● Your instructions
The listing below begins with the first line you should copy; stop after the line containing "fig = go.Figure()", and drop every picture.

● Listed entries
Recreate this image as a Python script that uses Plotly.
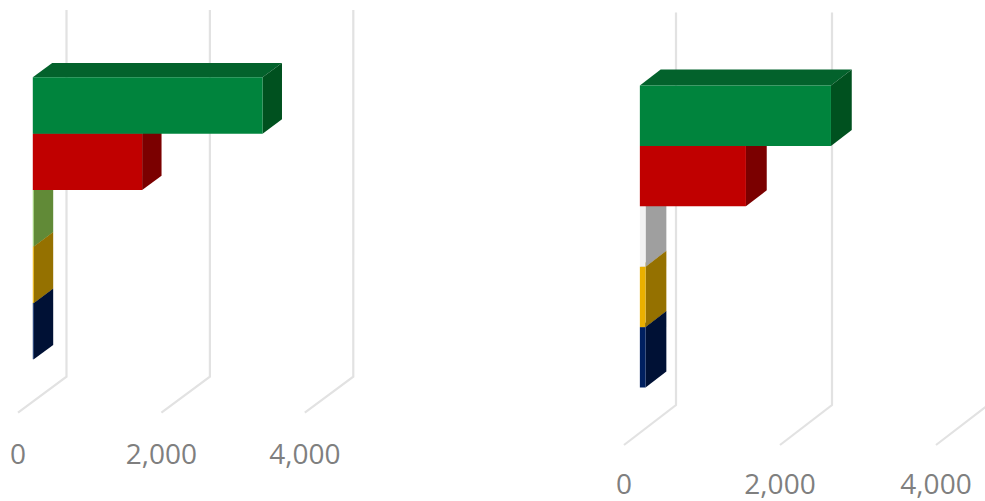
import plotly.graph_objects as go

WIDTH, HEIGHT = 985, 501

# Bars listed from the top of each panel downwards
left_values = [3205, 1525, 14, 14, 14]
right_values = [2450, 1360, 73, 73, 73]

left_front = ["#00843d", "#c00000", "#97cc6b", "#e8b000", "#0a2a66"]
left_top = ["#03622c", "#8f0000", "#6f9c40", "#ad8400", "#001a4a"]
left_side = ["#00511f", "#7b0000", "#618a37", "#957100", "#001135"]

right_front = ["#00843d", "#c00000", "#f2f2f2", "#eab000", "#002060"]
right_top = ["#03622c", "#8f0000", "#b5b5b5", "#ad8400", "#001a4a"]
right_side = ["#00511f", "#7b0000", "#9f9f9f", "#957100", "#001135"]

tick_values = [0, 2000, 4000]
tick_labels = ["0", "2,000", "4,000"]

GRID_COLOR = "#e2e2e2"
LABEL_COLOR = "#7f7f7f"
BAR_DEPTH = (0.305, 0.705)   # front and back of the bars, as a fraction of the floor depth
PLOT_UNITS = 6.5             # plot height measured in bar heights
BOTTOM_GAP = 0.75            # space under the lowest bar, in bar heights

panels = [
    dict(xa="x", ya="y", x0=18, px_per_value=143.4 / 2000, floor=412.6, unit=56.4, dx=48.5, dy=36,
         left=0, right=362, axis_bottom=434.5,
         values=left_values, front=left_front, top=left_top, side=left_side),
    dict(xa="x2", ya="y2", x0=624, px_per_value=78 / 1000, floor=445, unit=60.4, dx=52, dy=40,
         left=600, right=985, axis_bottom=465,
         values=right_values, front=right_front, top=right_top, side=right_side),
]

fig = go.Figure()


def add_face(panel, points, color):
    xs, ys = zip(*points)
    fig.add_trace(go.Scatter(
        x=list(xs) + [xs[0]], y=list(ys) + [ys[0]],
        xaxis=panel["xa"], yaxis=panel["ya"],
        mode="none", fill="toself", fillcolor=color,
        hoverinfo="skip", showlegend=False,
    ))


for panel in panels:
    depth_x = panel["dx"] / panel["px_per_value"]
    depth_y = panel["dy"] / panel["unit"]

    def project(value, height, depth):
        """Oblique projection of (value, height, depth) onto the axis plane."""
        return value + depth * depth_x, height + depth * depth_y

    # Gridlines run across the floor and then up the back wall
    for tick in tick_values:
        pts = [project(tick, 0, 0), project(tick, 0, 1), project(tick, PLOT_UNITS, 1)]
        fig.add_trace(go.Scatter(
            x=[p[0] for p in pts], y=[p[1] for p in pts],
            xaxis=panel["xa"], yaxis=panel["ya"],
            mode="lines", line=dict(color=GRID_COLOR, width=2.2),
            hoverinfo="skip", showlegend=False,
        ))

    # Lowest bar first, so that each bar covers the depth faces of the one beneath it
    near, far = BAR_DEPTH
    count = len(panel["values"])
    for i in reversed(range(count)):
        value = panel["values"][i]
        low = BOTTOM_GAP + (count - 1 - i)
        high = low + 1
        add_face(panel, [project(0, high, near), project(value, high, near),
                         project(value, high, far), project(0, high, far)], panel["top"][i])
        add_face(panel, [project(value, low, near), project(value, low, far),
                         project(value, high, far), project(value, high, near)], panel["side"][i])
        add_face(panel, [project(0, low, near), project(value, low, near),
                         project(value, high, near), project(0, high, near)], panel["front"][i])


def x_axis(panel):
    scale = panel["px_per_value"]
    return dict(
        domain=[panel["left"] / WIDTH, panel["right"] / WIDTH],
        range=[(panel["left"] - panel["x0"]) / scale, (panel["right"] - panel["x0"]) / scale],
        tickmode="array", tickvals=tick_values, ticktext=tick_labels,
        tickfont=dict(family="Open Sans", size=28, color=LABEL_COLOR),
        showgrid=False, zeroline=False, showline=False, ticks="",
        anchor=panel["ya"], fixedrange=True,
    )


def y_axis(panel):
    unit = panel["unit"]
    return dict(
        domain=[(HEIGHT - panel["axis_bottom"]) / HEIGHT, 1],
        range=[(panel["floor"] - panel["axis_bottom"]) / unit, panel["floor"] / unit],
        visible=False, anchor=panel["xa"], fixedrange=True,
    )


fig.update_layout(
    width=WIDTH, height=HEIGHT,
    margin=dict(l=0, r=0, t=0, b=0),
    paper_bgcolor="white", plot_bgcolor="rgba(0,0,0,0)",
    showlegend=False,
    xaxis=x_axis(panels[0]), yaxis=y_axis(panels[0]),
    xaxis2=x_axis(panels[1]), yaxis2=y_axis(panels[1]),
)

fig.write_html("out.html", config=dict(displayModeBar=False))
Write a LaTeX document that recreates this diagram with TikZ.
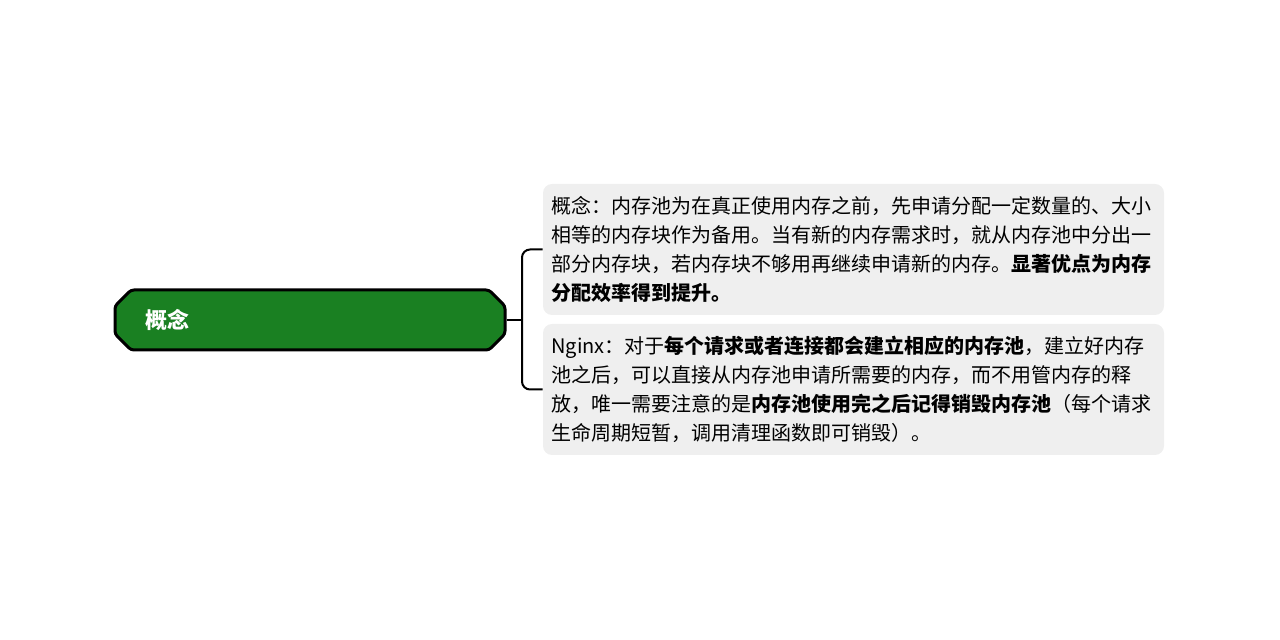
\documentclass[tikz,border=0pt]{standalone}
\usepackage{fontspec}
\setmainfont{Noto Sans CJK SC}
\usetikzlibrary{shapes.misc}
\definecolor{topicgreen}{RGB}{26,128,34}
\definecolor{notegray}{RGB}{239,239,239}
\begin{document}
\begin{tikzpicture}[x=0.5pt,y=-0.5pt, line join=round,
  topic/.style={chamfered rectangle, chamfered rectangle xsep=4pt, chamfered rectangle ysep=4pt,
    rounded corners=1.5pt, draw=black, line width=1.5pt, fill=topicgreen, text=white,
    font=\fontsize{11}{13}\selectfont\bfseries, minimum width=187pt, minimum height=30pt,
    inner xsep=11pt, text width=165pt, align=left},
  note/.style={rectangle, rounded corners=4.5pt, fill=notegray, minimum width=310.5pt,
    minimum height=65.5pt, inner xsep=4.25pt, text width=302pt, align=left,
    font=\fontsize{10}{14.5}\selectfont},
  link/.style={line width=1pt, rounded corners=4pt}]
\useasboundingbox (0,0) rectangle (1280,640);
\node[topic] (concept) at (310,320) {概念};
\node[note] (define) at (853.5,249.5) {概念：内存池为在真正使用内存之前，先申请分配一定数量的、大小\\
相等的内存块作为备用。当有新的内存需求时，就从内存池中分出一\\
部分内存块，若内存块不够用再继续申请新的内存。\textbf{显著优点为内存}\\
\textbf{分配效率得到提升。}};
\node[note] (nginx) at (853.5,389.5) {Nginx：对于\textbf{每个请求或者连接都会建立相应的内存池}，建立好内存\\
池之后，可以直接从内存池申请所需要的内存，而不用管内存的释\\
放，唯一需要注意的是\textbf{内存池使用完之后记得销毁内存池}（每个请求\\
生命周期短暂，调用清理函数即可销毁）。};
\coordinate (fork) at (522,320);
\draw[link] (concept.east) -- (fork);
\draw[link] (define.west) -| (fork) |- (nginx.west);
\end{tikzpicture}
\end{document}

● Result of this task
Recreate this image as a Python script that uses Plotly.
import plotly.graph_objects as go

WIDTH, HEIGHT = 985, 501

# Bars listed from the top of each panel downwards
left_values = [3205, 1525, 14, 14, 14]
right_values = [2450, 1360, 73, 73, 73]

left_front = ["#00843d", "#c00000", "#97cc6b", "#e8b000", "#0a2a66"]
left_top = ["#03622c", "#8f0000", "#6f9c40", "#ad8400", "#001a4a"]
left_side = ["#00511f", "#7b0000", "#618a37", "#957100", "#001135"]

right_front = ["#00843d", "#c00000", "#f2f2f2", "#eab000", "#002060"]
right_top = ["#03622c", "#8f0000", "#b5b5b5", "#ad8400", "#001a4a"]
right_side = ["#00511f", "#7b0000", "#9f9f9f", "#957100", "#001135"]

tick_values = [0, 2000, 4000]
tick_labels = ["0", "2,000", "4,000"]

GRID_COLOR = "#e2e2e2"
LABEL_COLOR = "#7f7f7f"
BAR_DEPTH = (0.305, 0.705)   # front and back of the bars, as a fraction of the floor depth
PLOT_UNITS = 6.5             # plot height measured in bar heights
BOTTOM_GAP = 0.75            # space under the lowest bar, in bar heights

panels = [
    dict(xa="x", ya="y", x0=18, px_per_value=143.4 / 2000, floor=412.6, unit=56.4, dx=48.5, dy=36,
         left=0, right=362, axis_bottom=434.5,
         values=left_values, front=left_front, top=left_top, side=left_side),
    dict(xa="x2", ya="y2", x0=624, px_per_value=78 / 1000, floor=445, unit=60.4, dx=52, dy=40,
         left=600, right=985, axis_bottom=465,
         values=right_values, front=right_front, top=right_top, side=right_side),
]

fig = go.Figure()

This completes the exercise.